Instructions to follow: Print them exactly: the lines from the beginning of the entries below through the line that contains "2.72e-3, 0.06e-3, 0.06e-3]", and only those, with the pictures left out.

## start Rows

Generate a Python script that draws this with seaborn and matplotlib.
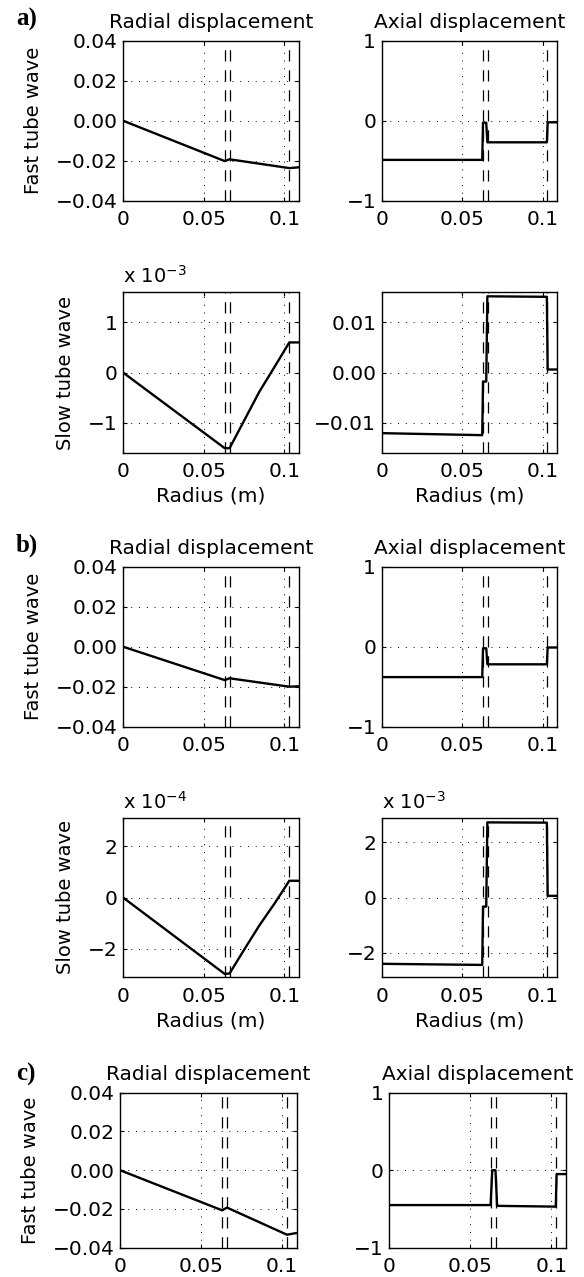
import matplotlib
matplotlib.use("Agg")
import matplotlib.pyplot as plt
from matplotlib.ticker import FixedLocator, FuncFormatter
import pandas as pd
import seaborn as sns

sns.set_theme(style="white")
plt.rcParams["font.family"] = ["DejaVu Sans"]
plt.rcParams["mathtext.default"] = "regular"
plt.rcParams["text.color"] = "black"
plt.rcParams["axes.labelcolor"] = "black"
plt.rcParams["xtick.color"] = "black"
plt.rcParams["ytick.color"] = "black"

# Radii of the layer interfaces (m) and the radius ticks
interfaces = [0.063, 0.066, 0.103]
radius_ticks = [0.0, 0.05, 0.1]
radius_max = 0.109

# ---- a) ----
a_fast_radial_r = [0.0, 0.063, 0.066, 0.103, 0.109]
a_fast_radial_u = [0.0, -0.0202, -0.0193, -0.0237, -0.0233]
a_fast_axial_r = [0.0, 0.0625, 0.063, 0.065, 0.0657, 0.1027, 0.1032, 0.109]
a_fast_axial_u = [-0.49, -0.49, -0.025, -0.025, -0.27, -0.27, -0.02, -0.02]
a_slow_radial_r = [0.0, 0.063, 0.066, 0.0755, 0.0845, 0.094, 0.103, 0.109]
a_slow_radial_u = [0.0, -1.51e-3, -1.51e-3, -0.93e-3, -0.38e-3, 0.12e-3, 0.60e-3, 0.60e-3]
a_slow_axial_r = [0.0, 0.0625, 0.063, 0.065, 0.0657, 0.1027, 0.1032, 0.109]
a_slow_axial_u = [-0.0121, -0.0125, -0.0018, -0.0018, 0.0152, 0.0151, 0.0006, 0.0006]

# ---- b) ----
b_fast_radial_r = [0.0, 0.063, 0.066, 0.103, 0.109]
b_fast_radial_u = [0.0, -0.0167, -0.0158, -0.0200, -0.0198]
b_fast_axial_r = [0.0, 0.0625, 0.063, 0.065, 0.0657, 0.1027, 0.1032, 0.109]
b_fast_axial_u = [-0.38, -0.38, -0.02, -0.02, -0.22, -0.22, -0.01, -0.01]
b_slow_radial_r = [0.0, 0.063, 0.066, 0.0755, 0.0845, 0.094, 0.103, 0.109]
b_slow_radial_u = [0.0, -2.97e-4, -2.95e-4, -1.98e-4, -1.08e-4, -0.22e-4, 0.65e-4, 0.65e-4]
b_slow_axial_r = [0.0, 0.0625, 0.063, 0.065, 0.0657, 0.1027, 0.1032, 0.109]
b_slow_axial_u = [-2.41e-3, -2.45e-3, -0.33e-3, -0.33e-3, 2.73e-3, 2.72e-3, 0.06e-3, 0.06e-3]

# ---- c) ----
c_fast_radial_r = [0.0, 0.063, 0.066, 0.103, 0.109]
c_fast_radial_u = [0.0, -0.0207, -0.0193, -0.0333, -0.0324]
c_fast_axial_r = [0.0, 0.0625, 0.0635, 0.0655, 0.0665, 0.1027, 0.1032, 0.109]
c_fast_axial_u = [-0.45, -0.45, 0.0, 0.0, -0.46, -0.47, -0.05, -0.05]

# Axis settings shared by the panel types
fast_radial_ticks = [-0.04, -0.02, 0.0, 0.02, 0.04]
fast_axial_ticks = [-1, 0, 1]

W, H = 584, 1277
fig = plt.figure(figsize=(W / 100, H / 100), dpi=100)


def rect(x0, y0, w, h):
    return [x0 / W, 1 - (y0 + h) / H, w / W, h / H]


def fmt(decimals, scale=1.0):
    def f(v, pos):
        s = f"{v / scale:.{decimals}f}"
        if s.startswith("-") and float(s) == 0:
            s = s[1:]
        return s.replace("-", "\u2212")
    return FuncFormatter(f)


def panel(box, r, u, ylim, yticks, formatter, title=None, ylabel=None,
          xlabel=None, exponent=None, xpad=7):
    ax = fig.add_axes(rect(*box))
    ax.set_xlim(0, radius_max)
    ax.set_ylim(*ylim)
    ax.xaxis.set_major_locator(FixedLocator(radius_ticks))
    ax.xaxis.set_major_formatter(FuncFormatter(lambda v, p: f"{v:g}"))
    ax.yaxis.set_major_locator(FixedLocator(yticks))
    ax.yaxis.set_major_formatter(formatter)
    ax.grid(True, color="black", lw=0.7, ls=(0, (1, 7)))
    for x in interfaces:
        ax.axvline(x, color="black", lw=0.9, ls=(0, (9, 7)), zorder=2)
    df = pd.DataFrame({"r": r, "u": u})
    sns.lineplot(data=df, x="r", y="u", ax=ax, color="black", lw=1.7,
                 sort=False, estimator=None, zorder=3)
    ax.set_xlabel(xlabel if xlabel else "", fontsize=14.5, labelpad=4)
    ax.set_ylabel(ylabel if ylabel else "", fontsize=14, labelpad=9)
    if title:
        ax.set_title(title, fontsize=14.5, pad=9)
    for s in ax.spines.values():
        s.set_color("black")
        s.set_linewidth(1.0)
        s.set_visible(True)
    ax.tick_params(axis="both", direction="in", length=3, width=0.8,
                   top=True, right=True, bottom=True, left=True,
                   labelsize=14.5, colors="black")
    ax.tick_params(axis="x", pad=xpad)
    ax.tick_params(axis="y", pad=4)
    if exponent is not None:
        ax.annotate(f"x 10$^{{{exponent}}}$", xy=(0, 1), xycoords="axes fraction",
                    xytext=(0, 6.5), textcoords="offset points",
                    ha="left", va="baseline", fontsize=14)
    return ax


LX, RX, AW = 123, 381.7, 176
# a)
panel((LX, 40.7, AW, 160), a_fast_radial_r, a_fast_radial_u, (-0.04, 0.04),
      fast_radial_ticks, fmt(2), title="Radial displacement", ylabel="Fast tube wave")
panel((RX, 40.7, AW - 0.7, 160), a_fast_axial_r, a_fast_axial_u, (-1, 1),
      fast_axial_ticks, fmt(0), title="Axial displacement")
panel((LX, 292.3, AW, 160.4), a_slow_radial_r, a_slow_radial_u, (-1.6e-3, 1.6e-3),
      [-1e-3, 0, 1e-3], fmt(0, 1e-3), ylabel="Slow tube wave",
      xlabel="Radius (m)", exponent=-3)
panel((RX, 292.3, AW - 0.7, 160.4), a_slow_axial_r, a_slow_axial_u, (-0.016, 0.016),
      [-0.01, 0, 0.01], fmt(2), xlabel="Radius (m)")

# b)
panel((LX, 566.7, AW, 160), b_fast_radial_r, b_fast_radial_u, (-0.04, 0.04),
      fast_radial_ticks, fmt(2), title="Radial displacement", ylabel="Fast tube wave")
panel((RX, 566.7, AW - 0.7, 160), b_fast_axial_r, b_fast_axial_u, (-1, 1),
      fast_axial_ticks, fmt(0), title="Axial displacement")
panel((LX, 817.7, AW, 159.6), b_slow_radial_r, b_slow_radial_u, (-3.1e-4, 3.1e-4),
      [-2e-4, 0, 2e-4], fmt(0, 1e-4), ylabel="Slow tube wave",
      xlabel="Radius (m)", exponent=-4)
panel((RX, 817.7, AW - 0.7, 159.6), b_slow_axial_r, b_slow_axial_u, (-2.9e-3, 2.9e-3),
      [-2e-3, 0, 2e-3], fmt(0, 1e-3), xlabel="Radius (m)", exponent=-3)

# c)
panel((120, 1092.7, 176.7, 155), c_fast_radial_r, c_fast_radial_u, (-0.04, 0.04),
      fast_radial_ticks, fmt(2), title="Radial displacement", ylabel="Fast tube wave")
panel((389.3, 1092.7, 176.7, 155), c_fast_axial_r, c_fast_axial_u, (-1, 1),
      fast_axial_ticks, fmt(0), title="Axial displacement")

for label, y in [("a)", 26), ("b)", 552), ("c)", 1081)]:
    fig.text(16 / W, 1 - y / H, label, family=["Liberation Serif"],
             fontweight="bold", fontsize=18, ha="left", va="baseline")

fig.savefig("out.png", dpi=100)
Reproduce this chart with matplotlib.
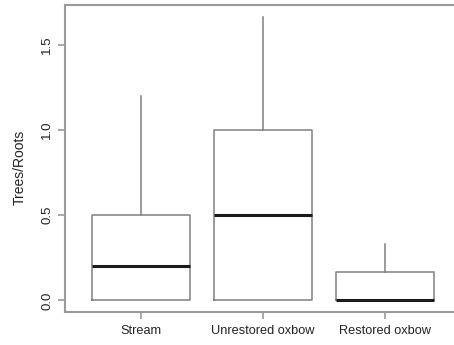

## end Rows

Reply to the task:
Generate a Python script that draws this with seaborn and matplotlib.
import matplotlib
matplotlib.use("Agg")
import matplotlib.pyplot as plt
from matplotlib.ticker import FixedLocator, FuncFormatter
import pandas as pd
import seaborn as sns

sns.set_theme(style="white")
plt.rcParams["font.family"] = ["DejaVu Sans"]
plt.rcParams["mathtext.default"] = "regular"
plt.rcParams["text.color"] = "black"
plt.rcParams["axes.labelcolor"] = "black"
plt.rcParams["xtick.color"] = "black"
plt.rcParams["ytick.color"] = "black"

# Radii of the layer interfaces (m) and the radius ticks
interfaces = [0.063, 0.066, 0.103]
radius_ticks = [0.0, 0.05, 0.1]
radius_max = 0.109

# ---- a) ----
a_fast_radial_r = [0.0, 0.063, 0.066, 0.103, 0.109]
a_fast_radial_u = [0.0, -0.0202, -0.0193, -0.0237, -0.0233]
a_fast_axial_r = [0.0, 0.0625, 0.063, 0.065, 0.0657, 0.1027, 0.1032, 0.109]
a_fast_axial_u = [-0.49, -0.49, -0.025, -0.025, -0.27, -0.27, -0.02, -0.02]
a_slow_radial_r = [0.0, 0.063, 0.066, 0.0755, 0.0845, 0.094, 0.103, 0.109]
a_slow_radial_u = [0.0, -1.51e-3, -1.51e-3, -0.93e-3, -0.38e-3, 0.12e-3, 0.60e-3, 0.60e-3]
a_slow_axial_r = [0.0, 0.0625, 0.063, 0.065, 0.0657, 0.1027, 0.1032, 0.109]
a_slow_axial_u = [-0.0121, -0.0125, -0.0018, -0.0018, 0.0152, 0.0151, 0.0006, 0.0006]

# ---- b) ----
b_fast_radial_r = [0.0, 0.063, 0.066, 0.103, 0.109]
b_fast_radial_u = [0.0, -0.0167, -0.0158, -0.0200, -0.0198]
b_fast_axial_r = [0.0, 0.0625, 0.063, 0.065, 0.0657, 0.1027, 0.1032, 0.109]
b_fast_axial_u = [-0.38, -0.38, -0.02, -0.02, -0.22, -0.22, -0.01, -0.01]
b_slow_radial_r = [0.0, 0.063, 0.066, 0.0755, 0.0845, 0.094, 0.103, 0.109]
b_slow_radial_u = [0.0, -2.97e-4, -2.95e-4, -1.98e-4, -1.08e-4, -0.22e-4, 0.65e-4, 0.65e-4]
b_slow_axial_r = [0.0, 0.0625, 0.063, 0.065, 0.0657, 0.1027, 0.1032, 0.109]
b_slow_axial_u = [-2.41e-3, -2.45e-3, -0.33e-3, -0.33e-3, 2.73e-3, 2.72e-3, 0.06e-3, 0.06e-3]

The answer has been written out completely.